Alexandra Bos 5 Jun 2023 11:10 UTC
3 points
0
I’d be curious to hear from the people who pressed the disagreement button on Evan’s remark: what part of this do you disagree with or not recognize?
- Thomas Kwa 5 Jun 2023 11:22 UTC
  4 points
  3
  Parent
  I didn’t hit disagree, but IMO there are way more than “few research directions” that can be accessed without cutting-edge models, especially with all the new open-source LLMs.
  - All conceptual work: agent foundations, mechanistic anomaly detection, etc.

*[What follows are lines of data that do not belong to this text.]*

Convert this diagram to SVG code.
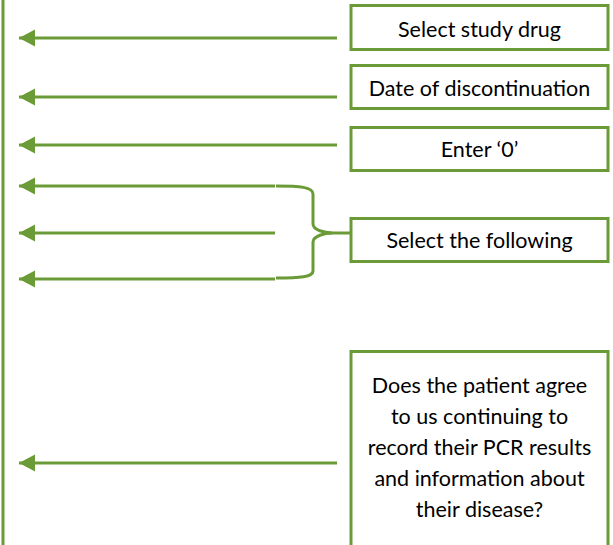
<svg xmlns="http://www.w3.org/2000/svg" width="613" height="545" viewBox="0 0 613 545">
<defs>
<style>
.ln{stroke:#6b9b37;stroke-width:3;fill:none}
.box{fill:#fff;stroke:#6b9b37;stroke-width:3}
.t{font-family:Lato,"Open Sans","Liberation Sans",sans-serif;font-size:21.5px;fill:#000;text-anchor:middle}
</style>
<marker id="ah" markerUnits="userSpaceOnUse" markerWidth="17" markerHeight="18" refX="16" refY="9" orient="auto" viewBox="0 0 17 18">
<path d="M0,0.5 L0,17.5 L16,9 Z" fill="#6b9b37"/>
</marker>
</defs>
<g id="connectors">
<line class="ln" x1="3" y1="0" x2="3" y2="545"/>
<line class="ln" x1="337" y1="38" x2="19" y2="38" marker-end="url(#ah)"/>
<line class="ln" x1="337" y1="97" x2="19" y2="97" marker-end="url(#ah)"/>
<line class="ln" x1="337" y1="145" x2="19" y2="145" marker-end="url(#ah)"/>
<line class="ln" x1="275" y1="186" x2="19" y2="186" marker-end="url(#ah)"/>
<line class="ln" x1="275" y1="233" x2="19" y2="233" marker-end="url(#ah)"/>
<line class="ln" x1="275" y1="279" x2="19" y2="279" marker-end="url(#ah)"/>
<line class="ln" x1="337" y1="463" x2="19" y2="463" marker-end="url(#ah)"/>
<path class="ln" d="M276,186 C300,186 313,187 313,194 L313,224 C313,230 325,233 332,233 L350,233"/>
<path class="ln" d="M332,233 C325,233 313,236 313,242 L313,271 C313,277 300,278 276,278"/>
</g>
<g id="n1"><rect class="box" x="351" y="5.5" width="257" height="44"/><text class="t" x="479.5" y="37">Select study drug</text></g>
<g id="n2"><rect class="box" x="351" y="65.5" width="257" height="43"/><text class="t" x="479.5" y="96">Date of discontinuation</text></g>
<g id="n3"><rect class="box" x="351" y="127.5" width="257" height="43"/><text class="t" x="479.5" y="157">Enter ‘0’</text></g>
<g id="n4"><rect class="box" x="351" y="218.5" width="257" height="43"/><text class="t" x="479.5" y="248">Select the following</text></g>
<g id="n5"><rect class="box" x="351" y="351.5" width="257" height="200"/>
<text class="t" x="479.5"><tspan x="479.5" y="393">Does the patient agree</tspan><tspan x="479.5" y="424">to us continuing to</tspan><tspan x="479.5" y="455">record their PCR results</tspan><tspan x="479.5" y="486">and information about</tspan><tspan x="479.5" y="517">their disease?</tspan></text></g>
</svg>
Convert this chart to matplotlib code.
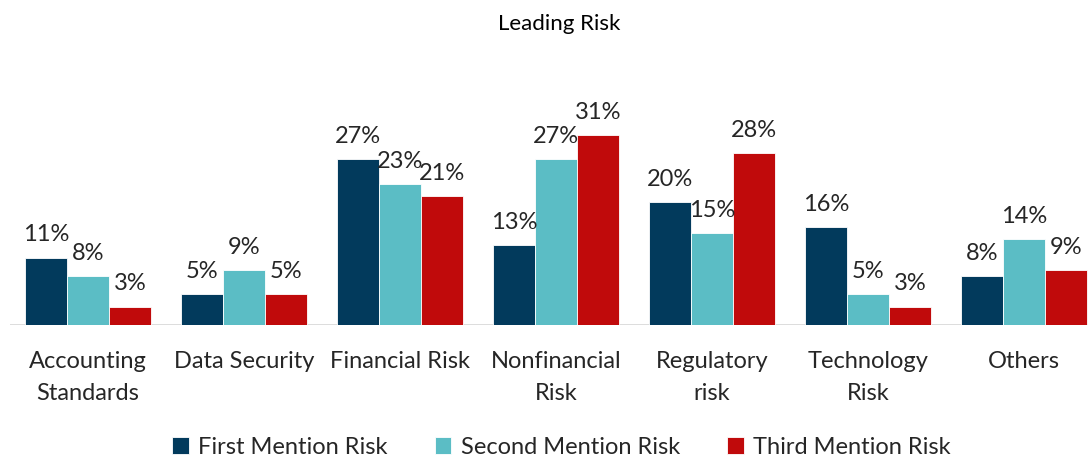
import numpy as np
import matplotlib
matplotlib.use('Agg')
import matplotlib.pyplot as plt

categories = ['Accounting\nStandards', 'Data Security', 'Financial Risk', 'Nonfinancial\nRisk',
              'Regulatory\nrisk', 'Technology\nRisk', 'Others']
series_names = ['First Mention Risk', 'Second Mention Risk', 'Third Mention Risk']
first = [11, 5, 27, 13, 20, 16, 8]
second = [8, 9, 23, 27, 15, 5, 14]
third = [3, 5, 21, 31, 28, 3, 9]
colors = ['#023A5C', '#5BBDC5', '#C00A0B']

plt.rcParams['font.family'] = ['Lato', 'DejaVu Sans']
txt = '#262626'

fig = plt.figure(figsize=(10.88, 4.59), dpi=100)
ax = fig.add_axes([10 / 1088, 1 - 325 / 459, 1078 / 1088, 230 / 459])

x = np.arange(len(categories))
w = 0.269
for i, (vals, name) in enumerate(zip([first, second, third], series_names)):
    pos = x + (i - 1) * w
    ax.bar(pos, vals, w, color=colors[i], edgecolor='white', linewidth=0.6, label=name, zorder=2)
    for p, v in zip(pos, vals):
        ax.text(p, v + 2.0, f'{v}%', ha='center', va='bottom', fontsize=17, color=txt)

ax.set_xlim(-0.5, 6.41)
ax.set_ylim(0, 37.5)
ax.axhline(0, color='#D9D9D9', linewidth=2, zorder=1)
for s in ax.spines.values():
    s.set_visible(False)
ax.set_yticks([])
ax.set_xticks(x)
ax.set_xticklabels(categories, fontsize=17, color=txt, linespacing=1.6)
ax.tick_params(axis='x', length=0, pad=19)

fig.text(0.514, 1 - 24 / 459, 'Leading Risk', ha='center', va='center', fontsize=16, color='black')

fig.legend(loc='center', bbox_to_anchor=(0.516, 1 - 447 / 459), ncol=3, frameon=False,
           prop={'size': 17}, labelcolor=txt, handlelength=0.7, handleheight=0.7,
           handletextpad=0.4, columnspacing=2.0)

fig.savefig('out.png', dpi=100)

  - Mechanistic interpretability, which when interpreted broadly could be 40% of empirical alignment work
  - Model control like the nascent area of activation additions
  I’ve heard that evals, debate, prosaic work into honesty, and various other schemes need cutting-edge models, but in the past few weeks transitioning from mostly conceptual work into empirical work, I have far more questions than I have time to answer using GPT-2 or AlphaStar sized models. If alignment is hard we’ll want to understand the small models first.
  - Evan R. Murphy 5 Jun 2023 20:53 UTC
    2 points
    −3
    Parent
    I wasn’t saying that there were only a few research directions that don’t require frontier models period, just that there are only a few that don’t require frontier models and still seem relevant/promising, at least assuming short timelines to AGI.
    I am skeptical that agent foundations is still very promising or relevant in the present situation. I wouldn’t want to shut down someone’s research in this area if they were particularly passionate about it or considered themselves on the cusp of an important breakthrough. But I’m not sure it’s wise to be spending scarce incubator resources to funnel new researchers into agent foundations research at this stage.
    Good points about mechanistic anomaly detection and activation additions though! (And mechanistic interpretability, but I mentioned that in my previous comment.) I need to read up more on activation additions.
  - [ ]
    [deleted]